Driverless car trials begin in the UK

Driverless car trials begin in the UK

The first trials of driverless cars have begun in the UK, with the vehicles setting off in the Royal Borough of Greenwich.

The government announced towards the end of 2014 that trials of the self-driving cars would begin in early 2015, with Bristol, Milton Keynes, Coventry and London (Greenwich) selected as the test cities. On Wednesday 11 February the trials started, with the government keen to make the UK a hub for the new technology in the coming years.

Concerns have surrounded the vast legislative and infrastructure changes that will be required to make this vision a reality. For car dealers and car mechanics, one such implication could be the way it alters their motor trade insurance; in particular, their road risks insurance policy could need updating to provide cover when they are behind the wheel - even if they are not touching it - of a driverless car.

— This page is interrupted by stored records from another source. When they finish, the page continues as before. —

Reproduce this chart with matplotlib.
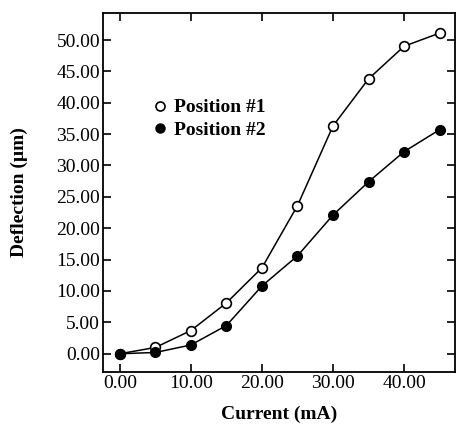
import matplotlib.pyplot as plt

# data
current = [0, 5, 10, 15, 20, 25, 30, 35, 40, 45]
pos1 = [0.0, 1.0, 3.7, 8.1, 13.7, 23.6, 36.3, 43.8, 49.0, 51.1]
pos2 = [0.0, 0.2, 1.4, 4.5, 10.8, 15.6, 22.1, 27.4, 32.2, 35.7]
xticks = [0, 10, 20, 30, 40]
yticks = [0, 5, 10, 15, 20, 25, 30, 35, 40, 45, 50]

plt.rcParams['font.family'] = ['Liberation Serif', 'DejaVu Serif']

fig = plt.figure(figsize=(4.57, 4.34), dpi=100)
ax = fig.add_axes([0.225, 0.143, 0.771, 0.827])

ax.plot(current, pos1, '-o', color='black', mfc='white', mec='black',
        ms=7, lw=1.1, mew=1.2, label='Position #1')
ax.plot(current, pos2, '-o', color='black', ms=7, lw=1.1, label='Position #2')

ax.set_xlim(-2.4, 47.2)
ax.set_ylim(-2.9, 54.3)
ax.set_xticks(xticks)
ax.set_xticklabels([f'{v:.2f}' for v in xticks])
ax.set_yticks(yticks)
ax.set_yticklabels([f'{v:.2f}' for v in yticks])
ax.tick_params(direction='in', top=True, right=True, length=6, width=1.2,
               labelsize=14, pad=2)
for s in ax.spines.values():
    s.set_linewidth(1.3)

ax.set_xlabel('Current (mA)', fontsize=14, fontweight='bold', labelpad=10)
ax.set_ylabel('Deflection (\u00b5m)', fontsize=14, fontweight='bold', labelpad=20)

leg = ax.legend(loc='upper left', bbox_to_anchor=(0.096, 0.81), frameon=False,
                handlelength=0.6, handletextpad=0.4, labelspacing=0.25,
                prop={'weight': 'bold', 'size': 14})
for h in leg.get_lines():
    h.set_linestyle('None')
    h.set_markersize(6.5)

plt.savefig('out.png', dpi=100)
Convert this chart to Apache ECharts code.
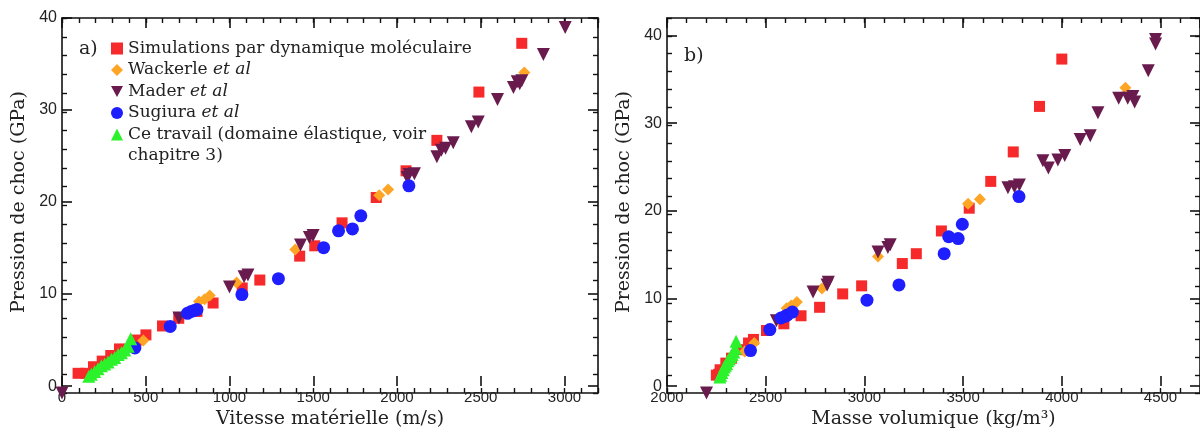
<!DOCTYPE html>
<html>
<head>
<meta charset="utf-8">
<script src="https://cdn.jsdelivr.net/npm/echarts@6/dist/echarts.min.js"></script>
<style>
html,body{margin:0;padding:0;background:#fff;}
#c{width:1200px;height:434px;}
</style>
</head>
<body>
<div id="c"></div>
<script>
// ---- Names ----
const seriesNames = [
  'Simulations par dynamique moléculaire',
  'Wackerle et al',
  'Mader et al',
  'Sugiura et al',
  'Ce travail (domaine élastique, voir chapitre 3)'
];

// ---- Panel a) : material velocity (m/s) vs shock pressure (GPa) ----
const simU = [96,142,188,240,291,343,447,501,600,697,806,902,1076,1181,1419,1509,1672,1876,2054,2238,2489,2745];
const simP = [2.1,2.1,2.8,3.4,4.0,4.7,5.65,6.2,7.15,7.97,8.7,9.6,11.2,12.05,14.6,15.7,18.15,20.85,23.7,26.95,32.1,37.3];

const wacU = [383,486,818,852,882,1042,1393,1894,1947,2760];
const wacP = [4.6,5.6,9.75,10.0,10.4,11.8,15.3,21.1,21.7,34.2];

const madU = [0,698,1000,1087,1110,1424,1477,1499,2061,2072,2104,2238,2265,2290,2336,2444,2485,2600,2695,2718,2733,2745,2874,3004];
const madP = [0,8.0,11.3,12.4,12.6,15.8,16.6,16.8,23.0,23.3,23.4,25.2,25.9,26.1,26.7,28.4,28.9,31.3,32.6,33.2,33.0,33.3,36.1,39.0];

const sugU = [435,646,749,772,790,806,1074,1292,1562,1651,1734,1784,2071];
const sugP = [4.8,7.1,8.5,8.7,8.8,8.9,10.5,12.2,15.5,17.3,17.5,18.9,22.1];

const ceU = [160,175,195,215,235,255,275,295,315,335,355,375,395,410];
const ceP = [1.8,2.0,2.3,2.6,2.9,3.1,3.3,3.6,3.8,4.1,4.3,4.6,5.0,5.8];

// ---- Panel b) : density (kg/m3) vs shock pressure (GPa) ----
const simRho = [2250,2262,2269,2298,2327,2365,2413,2438,2504,2592,2679,2773,2890,2986,3192,3263,3390,3531,3640,3754,3887,4000];
const simRP  = [2.0,2.1,2.6,3.35,3.9,4.85,5.6,6.0,7.0,7.75,8.65,9.6,11.1,12.0,14.5,15.6,18.15,20.7,23.7,27.0,32.1,37.4];

const wacRho = [2394,2442,2606,2629,2658,2785,3069,3525,3585,4322];
const wacRP  = [4.65,5.6,9.5,9.8,10.2,11.7,15.3,21.2,21.7,34.2];

const madRho = [2200,2554,2740,2811,2817,3069,3119,3131,3727,3760,3785,3904,3932,3980,4015,4093,4144,4183,4288,4334,4360,4369,4438,4475,4475];
const madRP  = [0,8.1,11.3,12.1,12.4,15.8,16.3,16.6,23.0,23.1,23.3,26.0,25.2,26.1,26.6,28.4,28.8,31.4,33.0,33.0,33.2,32.6,36.1,39.1,39.6];

const sugRho = [2423,2521,2577,2600,2610,2635,3013,3175,3404,3427,3475,3496,3783];
const sugRP  = [4.75,7.1,8.4,8.6,8.75,9.06,10.4,12.1,15.6,17.5,17.3,18.9,22.0];

const ceRho = [2268,2272,2278,2285,2290,2296,2302,2308,2315,2322,2330,2338,2345,2350];
const ceRP  = [1.8,2.0,2.3,2.6,2.9,3.1,3.3,3.6,3.8,4.1,4.3,4.6,5.0,5.8];

// ---- Tick settings ----
const xTicksA = {min:0, max:3200, major:500, minor:100};
const xTicksB = {min:2000, max:4700, major:500, minor:100};
const yTicksA = {min:0, max:40, major:10, minor:2};
const yTicksB = {min:0, max:42, major:10, minor:2};

const zip = (a,b) => a.map((v,i)=>[v,b[i]]);

const colors = ['#f62a2a','#ffa526','#6a1b4d','#1e1eff','#2cf22c'];
const symbols = ['rect','diamond','path://M0,0L10,0L5,9Z','circle','triangle'];
const sizes = [11,12,13,13,13];

const serif = 'DejaVu Serif';
const sans = 'Liberation Sans';

function minorAxis(kind, pos, grid, t){
  return {
    type:'value', gridIndex:grid, position:pos, min:t.min, max:t.max, interval:t.minor,
    axisLine:{show:true, onZero:false, lineStyle:{color:'#111', width:1.6}},
    axisTick:{show:true, inside:true, length:5, lineStyle:{color:'#111', width:1.4}},
    axisLabel:{show:false}, splitLine:{show:false}
  };
}
function majorAxis(kind, pos, grid, t, withLabel, name, nameGap){
  const ax = {
    type:'value', gridIndex:grid, position:pos, min:t.min, max:t.max, interval:t.major,
    axisLine:{show:false, onZero:false},
    axisTick:{show:true, inside:true, length:10, lineStyle:{color:'#111', width:1.6}},
    axisLabel:{show:withLabel, margin:kind==='x'?4:5, fontFamily:sans,
      fontSize:kind==='x'?15:16, color:'#222',
      showMaxLabel: (t.max % t.major === 0),
      formatter:function(v){ return String(v); }},
    splitLine:{show:false}
  };
  if (name){
    ax.name = name; ax.nameLocation='middle'; ax.nameGap = nameGap;
    ax.nameTextStyle = {fontFamily:serif, fontSize:19, color:'#222'};
  }
  return ax;
}

const gridA = {left:62, top:18, width:536, height:375};
const gridB = {left:667, top:18, width:535, height:375};

const option = {
  backgroundColor:'#fff',
  animation:false,
  grid:[gridA, gridB, Object.assign({},gridA), Object.assign({},gridB)],
  xAxis:[
    minorAxis('x','bottom',0,xTicksA),
    minorAxis('x','top',0,xTicksA),
    minorAxis('x','bottom',1,xTicksB),
    minorAxis('x','top',1,xTicksB),
    majorAxis('x','bottom',2,xTicksA,true,'Vitesse matérielle (m/s)',17),
    majorAxis('x','top',2,xTicksA,false),
    majorAxis('x','bottom',3,xTicksB,true,'Masse volumique (kg/m³)',17),
    majorAxis('x','top',3,xTicksB,false)
  ],
  yAxis:[
    minorAxis('y','left',0,yTicksA),
    minorAxis('y','right',0,yTicksA),
    minorAxis('y','left',1,yTicksB),
    minorAxis('y','right',1,yTicksB),
    majorAxis('y','left',2,yTicksA,true,'Pression de choc (GPa)',33),
    majorAxis('y','right',2,yTicksA,false),
    majorAxis('y','left',3,yTicksB,true,'Pression de choc (GPa)',33),
    majorAxis('y','right',3,yTicksB,false)
  ],
  title:[
    {text:'a)', left:74, top:35, textStyle:{fontFamily:serif, fontSize:19, fontWeight:'normal', color:'#222'}},
    {text:'b)', left:679, top:42, textStyle:{fontFamily:serif, fontSize:19, fontWeight:'normal', color:'#222'}}
  ],
  legend:{
    orient:'vertical', left:106, top:35, itemWidth:12, itemHeight:12, itemGap:4.5,
    data:seriesNames,
    textStyle:{fontFamily:serif, fontSize:17, color:'#222', lineHeight:17,
      rich:{
        n:{fontFamily:serif, fontSize:17, color:'#222', lineHeight:17},
        i:{fontFamily:serif, fontSize:17, color:'#222', lineHeight:17, fontStyle:'italic'}
      }},
    formatter:function(name){
      if (/ et al$/.test(name)) return '{n|'+name.replace(/ et al$/,' ')+'}{i|et al}';
      if (name.indexOf('Ce travail')===0) return '{n|Ce travail (domaine élastique, voir}';
      return '{n|'+name+'}';
    }
  },
  graphic:[
    {type:'text', left:128, top:147, style:{text:'chapitre 3)', fontFamily:serif, fontSize:17, fill:'#222'}}
  ],
  series:[]
};

const leftData = [zip(simU,simP), zip(wacU,wacP), zip(madU,madP), zip(sugU,sugP), zip(ceU,ceP)];
const rightData = [zip(simRho,simRP), zip(wacRho,wacRP), zip(madRho,madRP), zip(sugRho,sugRP), zip(ceRho,ceRP)];

seriesNames.forEach((nm,i)=>{
  [[leftData[i],0],[rightData[i],2]].forEach(([d,ax])=>{
    option.series.push({
      name:nm, type:'scatter', xAxisIndex:ax, yAxisIndex:ax,
      symbol:symbols[i], symbolSize:sizes[i], data:d,
      itemStyle:{color:colors[i], opacity:1}, z: 2+i
    });
  });
});

const chart = echarts.init(document.getElementById('c'), null, {renderer:'canvas'});
chart.setOption(option);
</script>
</body>
</html>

As trials get underway, the government has promised a full review of current legislation by the summer of 2017.

Meanwhile, Transport Minister Claire Perry said: “Driverless cars are the future. I want the UK to be open-minded and embrace a technology that could transform our roads and open up a brand new route for global investment.”

The trials, which will cost around £19 million, will aim to "address the technical, societal and legal barriers to automated vehicles and create a world class, technology-agnostic testing environment to help deliver the future of urban mobility", the project's leader Dr Nick Reed confirmed.